Along with the disappointing results, Gannett lowered its full-year guidance and now expects to report a full-year loss of $60 million to $70 million and adjusted earnings before interest, taxes, depreciation, and amortization (EBITDA) of $270 million to $300 million. Last quarter, the guidance had called for $380 million to $400 million of adjusted EBITDA and for the company to make a profit of $50 million to $70 million.
As a result of the poor performance, Reed said the company is implementing significant cost-cutting focused primarily on its legacy print business.
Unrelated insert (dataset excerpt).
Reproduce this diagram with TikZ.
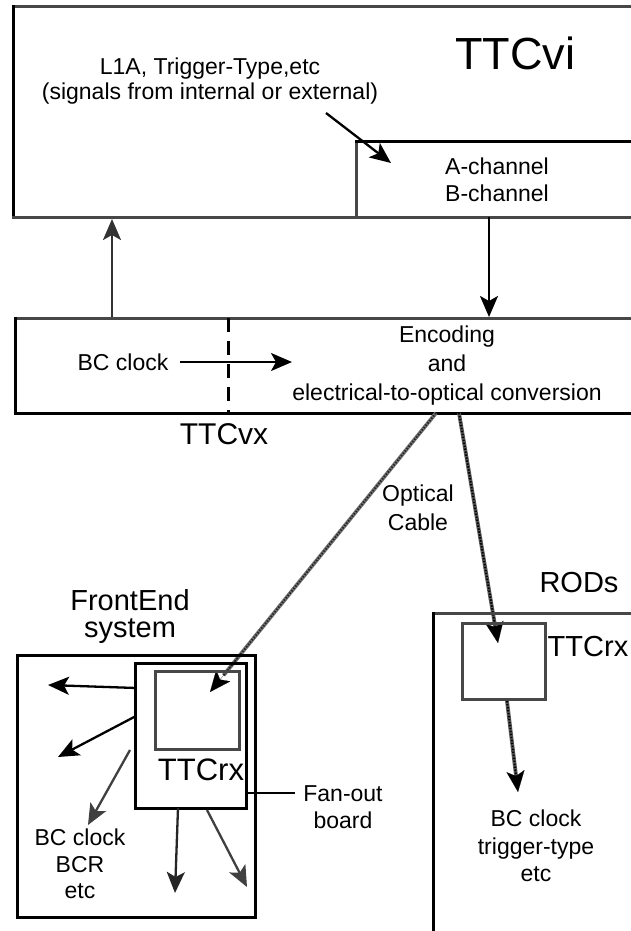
\documentclass[tikz,border=0pt]{standalone}
\usepackage{fontspec}
\setmainfont{Liberation Sans}
\usetikzlibrary{arrows.meta,calc}
\begin{document}
\begin{tikzpicture}[x=1pt,y=-1pt,
  frame/.style={line width=3pt,draw=black,line cap=rect},
  gframe/.style={line width=3pt,draw=black!72,line cap=rect},
  arr/.style={line width=2.3pt,draw=black,-{Stealth[length=21pt,width=18pt,inset=5pt]}},
  cable/.style={line width=3.8pt,draw=black!65},
  cabledots/.style={line width=2pt,draw=black,dash pattern=on 1.5pt off 1.5pt},
  cablehead/.style={line width=0.1pt,draw=black,-{Stealth[length=21pt,width=18pt,inset=5pt]}},
  lbl/.style={font=\fontsize{23}{27}\selectfont,align=center,inner sep=0pt},
  ttl/.style={inner sep=0pt,align=center}
]
\useasboundingbox (0,0) rectangle (631,931);
\fill[white] (0,0) rectangle (631,931);

% ---------- TTCvi ----------
\draw[gframe] (13,7) -- (640,7);
\draw[frame] (13,7) -- (13,217);
\draw[gframe] (13,217) -- (640,217);
\draw[gframe] (356,217) -- (356,141);
\draw[frame] (356,141) -- (640,141);
\node[ttl,font=\fontsize{45}{50}\selectfont] (ttcvi) at (515,53) {TTCvi};
\node[lbl,font=\fontsize{23}{25}\selectfont] (l1a) at (210,81) {L1A, Trigger-Type,etc\\(signals from internal or external)};
\node[lbl] (abch) at (497,180) {A-channel\\B-channel};
\coordinate (sigS) at (326,113);
\coordinate (sigE) at (391,163);
\draw[arr] (sigS) -- (sigE);

% ---------- vertical links ----------
\coordinate (upS) at (112,318);
\coordinate (upE) at (112,219);
\draw[arr,draw=black!80] (upS) -- (upE);
\coordinate (dnS) at (489,217);
\coordinate (dnE) at (489,317);
\draw[arr] (dnS) -- (dnE);

% ---------- TTCvx ----------
\draw[gframe] (15,318) -- (640,318);
\draw[frame] (15,318) -- (15,413) -- (640,413);
\draw[line width=3pt,dash pattern=on 14pt off 9pt] (228,318) -- (228,413);
\node[lbl] (bcclk) at (123,362) {BC clock};
\coordinate (bcS) at (180,362);
\coordinate (bcE) at (292,362);
\draw[arr,line width=1.9pt] (bcS) -- (bcE);
\node[lbl,font=\fontsize{23}{29}\selectfont] (enc) at (447,366) {Encoding\\and\\electrical-to-optical conversion};
\node[ttl,font=\fontsize{30}{34}\selectfont] (ttcvx) at (224,434) {TTCvx};

% ---------- cables ----------
\coordinate (ocS) at (436,413);
\coordinate (ocE) at (210,692);
\coordinate (rcS) at (459,413);
\coordinate (rcE) at (498,643);
\draw[cable,draw=black!55] (ocS) -- ($(ocS)!0.94!(ocE)$);
\draw[cabledots,draw=black!85] (ocS) -- ($(ocS)!0.94!(ocE)$);
\draw[cablehead] ($(ocS)!0.88!(ocE)$) -- (ocE);
\draw[cable] (rcS) -- ($(rcS)!0.94!(rcE)$);
\draw[cabledots] (rcS) -- ($(rcS)!0.94!(rcE)$);
\draw[cablehead] ($(rcS)!0.88!(rcE)$) -- (rcE);
\node[lbl,font=\fontsize{23}{29}\selectfont] (optc) at (418,508) {Optical\\Cable};

% ---------- FrontEnd ----------
\node[ttl,font=\fontsize{29}{27}\selectfont] (fe) at (130,616) {FrontEnd\\system};
\draw[frame] (17,655) rectangle (255,917);
\draw[frame] (135,663) rectangle (246,808);
\draw[gframe] (155,671) rectangle (239,749);
\node[ttl,font=\fontsize{31}{34}\selectfont] (ttcrxA) at (201,770) {TTCrx};
\coordinate (fo) at (246,793);
\coordinate (foL) at (295,793);
\draw[line width=2pt] (fo) -- (foL);
\node[lbl] (fanout) at (343,807) {Fan-out\\board};
\coordinate (a1S) at (136,688);  \coordinate (a1E) at (48,685);
\coordinate (a2S) at (136,716);  \coordinate (a2E) at (58,757);
\coordinate (a3S) at (130,750);  \coordinate (a3E) at (88,825);
\coordinate (a4S) at (178,808);  \coordinate (a4E) at (175,893);
\coordinate (a5S) at (207,810);  \coordinate (a5E) at (247,887);
\draw[arr] (a1S) -- (a1E);
\draw[arr] (a2S) -- (a2E);
\draw[arr,draw=black!75] (a3S) -- (a3E);
\draw[arr,draw=black!85] (a4S) -- (a4E);
\draw[arr,draw=black!75] (a5S) -- (a5E);
\node[lbl,font=\fontsize{23}{26.5}\selectfont] (feout) at (80,864) {BC clock\\BCR\\etc};

% ---------- RODs ----------
\node[ttl,font=\fontsize{29}{32}\selectfont] (rods) at (579,583) {RODs};
\draw[gframe] (433,640) -- (433,613) -- (640,613);
\draw[frame] (433,613) -- (433,940);
\draw[gframe] (462,623) rectangle (545,699);
\node[ttl,font=\fontsize{29}{32}\selectfont] (ttcrxB) at (588,647) {TTCrx};
\coordinate (r1S) at (507,701);
\coordinate (r1E) at (518,792);
\draw[cable] (r1S) -- ($(r1S)!0.88!(r1E)$);
\draw[cabledots] (r1S) -- ($(r1S)!0.88!(r1E)$);
\draw[cablehead] ($(r1S)!0.75!(r1E)$) -- (r1E);
\node[lbl,font=\fontsize{23}{27.5}\selectfont] (rodout) at (536,846) {BC clock\\trigger-type\\etc};
\end{tikzpicture}
\end{document}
Reed also said the company has found additional nonstrategic and real estate assets to sell.
This was obviously a terrible quarter for Gannett, but entertainment and ad-supported businesses can be some of the first to get hit in a deteriorating economy.
I still believe there is a turnaround story in play at Gannett. The company continues to make progress on digital initiatives, including growing digital subscribers to 1.87 million at the end of the second quarter, which is up 35% year over year. And the company saw its best quarter ever from its digital marketing solutions business.
Lastly, the company continues to work on paying down its large $1.34 billion outstanding debt and remains focused on repaying $150 million to $200 million of debt this year. Ultimately, it could be a bumpy ride this year, but I'm not ready to give up on the stock yet.